Les résultats de ces discussions mondiales sont très importants pour toute partie du continent. Mon rôle principal est d’apporter la perspective africaine, une vision africaine, dans mes écrits et mes discussions.

Ce qui est important de noter, c’est que ce n’est pas seulement la perspective africaine, mais aussi la contribution de la société civile qui n’est pas reflétée dans tant d’autres espaces.

IPS : La Fondation Barilla continue à investir du temps et des ressources dans le développement de systèmes alimentaires durables. Quels sont certains des systèmes alimentaires qui, selon vous, ont été couronnés de succès ?

MB : La Fondation met en avant une pyramide alimentaire. C’est un concept très intéressant qui est en cours de développement. Auparavant, il était basé sur le régime méditerranéen.

Les indicateurs du système alimentaire qu’elle développe sont également dignes d’intérêt. En termes de cadre pour l’avenir, cette pyramide et ces indices sont importants pour d’autres régions. D’autres parties du monde peuvent utiliser ces modèles pour évaluer leurs propres systèmes alimentaires.

Après avoir participé à l’un des événements de la Fondation, nous avons organisé notre propre événement en Afrique. Nous avons tenu le Sommet africain sur les systèmes alimentaires l’année dernière. Il s’agissait d’une activité de très grande envergure qui a servi d’exemple de ce qui se passe dans d’autres parties du globe.

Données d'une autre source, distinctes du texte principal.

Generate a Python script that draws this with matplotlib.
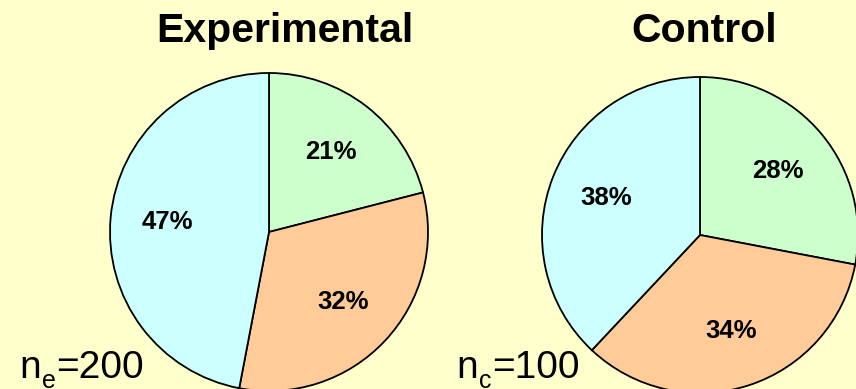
import matplotlib.pyplot as plt

plt.rcParams['font.family'] = ['Liberation Sans', 'DejaVu Sans']

# share of responses in each group (green, orange, blue; clockwise from top)
exp_shares = [21, 32, 47]
ctl_shares = [28, 34, 38]
slice_colors = ['#CCFFCC', '#FFCC99', '#CCFFFF']
groups = ['Experimental', 'Control']
group_n = [200, 100]
group_sub = ['e', 'c']

W, H = 856, 389
bg = '#FFFFCC'

fig = plt.figure(figsize=(W / 100, H / 100), dpi=100, facecolor=bg)
renderer = fig.canvas.get_renderer()


def draw_pie(shares, cx, cy, r):
    ax = fig.add_axes([(cx - r) / W, (H - cy - r) / H, 2 * r / W, 2 * r / H])
    ax.set_facecolor('none')
    wedges, texts, autotexts = ax.pie(
        shares, colors=slice_colors, startangle=90, counterclock=False,
        autopct='%d%%', pctdistance=0.64,
        wedgeprops={'edgecolor': 'black', 'linewidth': 1.3},
        textprops={'fontsize': 18.5, 'fontweight': 'bold'})
    for w in wedges:
        w.set_clip_on(False)
    ax.set_xlim(-1, 1)
    ax.set_ylim(-1, 1)
    ax.set_aspect('equal')
    ax.axis('off')
    return ax


def sample_size(x, base, sub, n):
    # "n", a lowered small subscript, then "=N", laid out left to right in pixels
    y = 1 - base / H
    t = fig.text(x / W, y, 'n', ha='left', va='baseline', fontsize=28)
    x = t.get_window_extent(renderer).x1 + 1
    t = fig.text(x / W, y - 10 / H, sub, ha='left', va='baseline', fontsize=18)
    x = t.get_window_extent(renderer).x1 + 1
    fig.text(x / W, y, '=%d' % n, ha='left', va='baseline', fontsize=28)


draw_pie(exp_shares, 269, 232, 159)
draw_pie(ctl_shares, 700, 235, 158)

fig.text(285 / W, 1 - 31 / H, groups[0], ha='center', va='center',
         fontsize=29.5, fontweight='bold')
fig.text(704 / W, 1 - 31 / H, groups[1], ha='center', va='center',
         fontsize=29.5, fontweight='bold')

sample_size(19, 378, group_sub[0], group_n[0])
sample_size(456, 378, group_sub[1], group_n[1])

fig.savefig('out.png', dpi=100, facecolor=bg)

Ce qui est vraiment intéressant, c’est la composition du conseil d’administration. Il y a des personnes qui sont au courant de la façon dont la politique se déroule en Europe. Il y a des scientifiques, des scientifiques de très haut niveau qui travaillent sur les impacts d’un mauvais système alimentaire. Il y a des chercheurs universitaires qui apportent un point de vue différent et j’apporte le côté société civile et mouvement social.